start PROVIDED MATERIAL

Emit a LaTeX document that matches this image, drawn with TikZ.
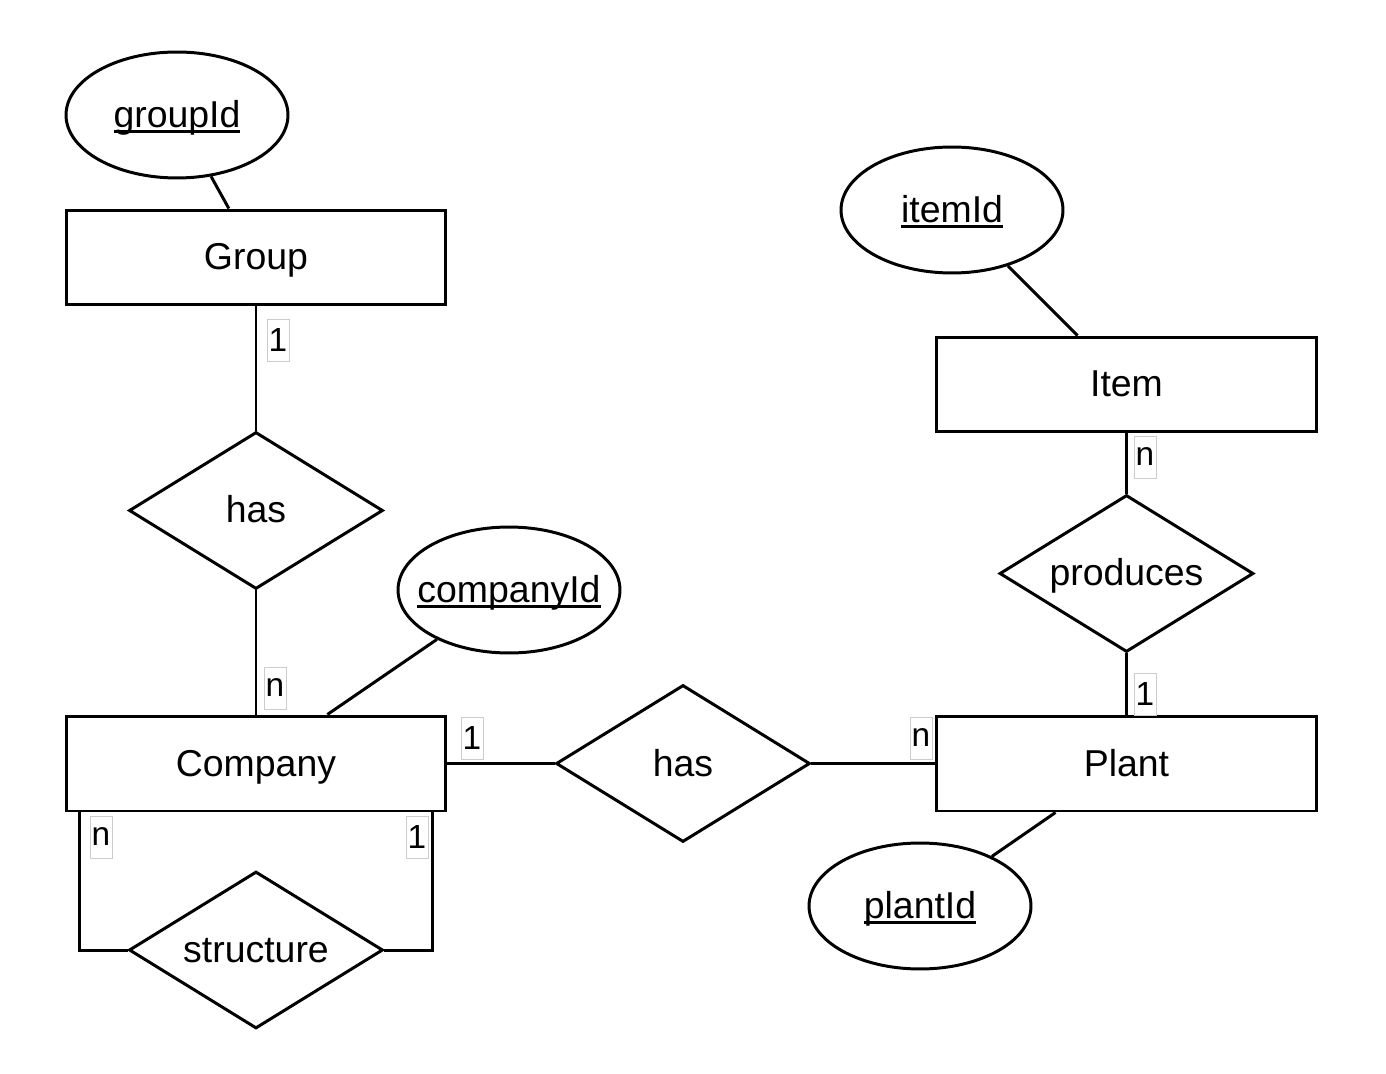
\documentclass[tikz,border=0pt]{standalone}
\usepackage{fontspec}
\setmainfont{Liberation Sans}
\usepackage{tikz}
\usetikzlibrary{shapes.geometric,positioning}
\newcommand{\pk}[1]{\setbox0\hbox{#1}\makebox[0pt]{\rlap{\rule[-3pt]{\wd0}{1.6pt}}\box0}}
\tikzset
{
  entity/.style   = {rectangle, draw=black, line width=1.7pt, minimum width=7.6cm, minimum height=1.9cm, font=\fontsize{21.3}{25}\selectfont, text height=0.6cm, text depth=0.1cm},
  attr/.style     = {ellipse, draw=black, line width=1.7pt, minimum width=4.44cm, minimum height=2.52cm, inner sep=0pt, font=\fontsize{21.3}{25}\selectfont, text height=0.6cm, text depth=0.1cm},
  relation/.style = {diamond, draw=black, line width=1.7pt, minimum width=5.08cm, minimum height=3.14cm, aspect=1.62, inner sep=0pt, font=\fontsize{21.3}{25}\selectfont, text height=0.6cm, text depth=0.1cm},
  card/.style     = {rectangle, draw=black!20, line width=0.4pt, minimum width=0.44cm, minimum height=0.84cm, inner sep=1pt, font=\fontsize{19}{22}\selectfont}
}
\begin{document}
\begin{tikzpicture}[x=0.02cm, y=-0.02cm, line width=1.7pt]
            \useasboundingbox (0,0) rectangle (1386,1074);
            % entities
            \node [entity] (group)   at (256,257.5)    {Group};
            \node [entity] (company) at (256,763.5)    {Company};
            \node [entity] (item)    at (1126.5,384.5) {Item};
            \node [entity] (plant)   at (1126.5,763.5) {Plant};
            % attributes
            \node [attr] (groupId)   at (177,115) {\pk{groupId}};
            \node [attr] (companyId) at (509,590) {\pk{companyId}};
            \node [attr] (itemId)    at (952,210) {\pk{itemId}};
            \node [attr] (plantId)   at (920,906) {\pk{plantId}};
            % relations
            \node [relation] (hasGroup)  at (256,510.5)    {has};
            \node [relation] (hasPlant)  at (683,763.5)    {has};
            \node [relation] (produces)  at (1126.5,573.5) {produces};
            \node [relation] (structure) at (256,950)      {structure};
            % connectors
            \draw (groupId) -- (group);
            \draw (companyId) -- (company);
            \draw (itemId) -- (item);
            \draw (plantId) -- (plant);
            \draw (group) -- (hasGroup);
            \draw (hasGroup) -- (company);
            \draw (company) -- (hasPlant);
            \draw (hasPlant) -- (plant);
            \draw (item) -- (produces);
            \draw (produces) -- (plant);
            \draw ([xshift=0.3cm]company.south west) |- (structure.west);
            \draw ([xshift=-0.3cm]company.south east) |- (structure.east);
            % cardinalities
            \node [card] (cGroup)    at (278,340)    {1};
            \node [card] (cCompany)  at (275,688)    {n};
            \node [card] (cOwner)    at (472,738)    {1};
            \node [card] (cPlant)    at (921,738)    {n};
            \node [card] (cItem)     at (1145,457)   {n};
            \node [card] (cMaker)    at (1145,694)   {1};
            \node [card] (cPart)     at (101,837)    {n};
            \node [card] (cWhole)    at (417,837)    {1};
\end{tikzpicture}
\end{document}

end PROVIDED MATERIAL

EXERCISE DETAILS —
Would you set down the listing exactly, omitting pictures?

EXERCISE SOLUTION —
Emit a LaTeX document that matches this image, drawn with TikZ.
\documentclass[tikz,border=0pt]{standalone}
\usepackage{fontspec}
\setmainfont{Liberation Sans}
\usepackage{tikz}
\usetikzlibrary{shapes.geometric,positioning}
\newcommand{\pk}[1]{\setbox0\hbox{#1}\makebox[0pt]{\rlap{\rule[-3pt]{\wd0}{1.6pt}}\box0}}
\tikzset
{
  entity/.style   = {rectangle, draw=black, line width=1.7pt, minimum width=7.6cm, minimum height=1.9cm, font=\fontsize{21.3}{25}\selectfont, text height=0.6cm, text depth=0.1cm},
  attr/.style     = {ellipse, draw=black, line width=1.7pt, minimum width=4.44cm, minimum height=2.52cm, inner sep=0pt, font=\fontsize{21.3}{25}\selectfont, text height=0.6cm, text depth=0.1cm},
  relation/.style = {diamond, draw=black, line width=1.7pt, minimum width=5.08cm, minimum height=3.14cm, aspect=1.62, inner sep=0pt, font=\fontsize{21.3}{25}\selectfont, text height=0.6cm, text depth=0.1cm},
  card/.style     = {rectangle, draw=black!20, line width=0.4pt, minimum width=0.44cm, minimum height=0.84cm, inner sep=1pt, font=\fontsize{19}{22}\selectfont}
}
\begin{document}
\begin{tikzpicture}[x=0.02cm, y=-0.02cm, line width=1.7pt]
            \useasboundingbox (0,0) rectangle (1386,1074);
            % entities
            \node [entity] (group)   at (256,257.5)    {Group};
            \node [entity] (company) at (256,763.5)    {Company};
            \node [entity] (item)    at (1126.5,384.5) {Item};
            \node [entity] (plant)   at (1126.5,763.5) {Plant};
            % attributes
            \node [attr] (groupId)   at (177,115) {\pk{groupId}};
            \node [attr] (companyId) at (509,590) {\pk{companyId}};
            \node [attr] (itemId)    at (952,210) {\pk{itemId}};
            \node [attr] (plantId)   at (920,906) {\pk{plantId}};
            % relations
            \node [relation] (hasGroup)  at (256,510.5)    {has};
            \node [relation] (hasPlant)  at (683,763.5)    {has};
            \node [relation] (produces)  at (1126.5,573.5) {produces};
            \node [relation] (structure) at (256,950)      {structure};
            % connectors
            \draw (groupId) -- (group);
            \draw (companyId) -- (company);
            \draw (itemId) -- (item);
            \draw (plantId) -- (plant);
            \draw (group) -- (hasGroup);
            \draw (hasGroup) -- (company);
            \draw (company) -- (hasPlant);
            \draw (hasPlant) -- (plant);
            \draw (item) -- (produces);
            \draw (produces) -- (plant);
            \draw ([xshift=0.3cm]company.south west) |- (structure.west);
            \draw ([xshift=-0.3cm]company.south east) |- (structure.east);
            % cardinalities
            \node [card] (cGroup)    at (278,340)    {1};
            \node [card] (cCompany)  at (275,688)    {n};
            \node [card] (cOwner)    at (472,738)    {1};
            \node [card] (cPlant)    at (921,738)    {n};
            \node [card] (cItem)     at (1145,457)   {n};
            \node [card] (cMaker)    at (1145,694)   {1};
            \node [card] (cPart)     at (101,837)    {n};
            \node [card] (cWhole)    at (417,837)    {1};
\end{tikzpicture}
\end{document}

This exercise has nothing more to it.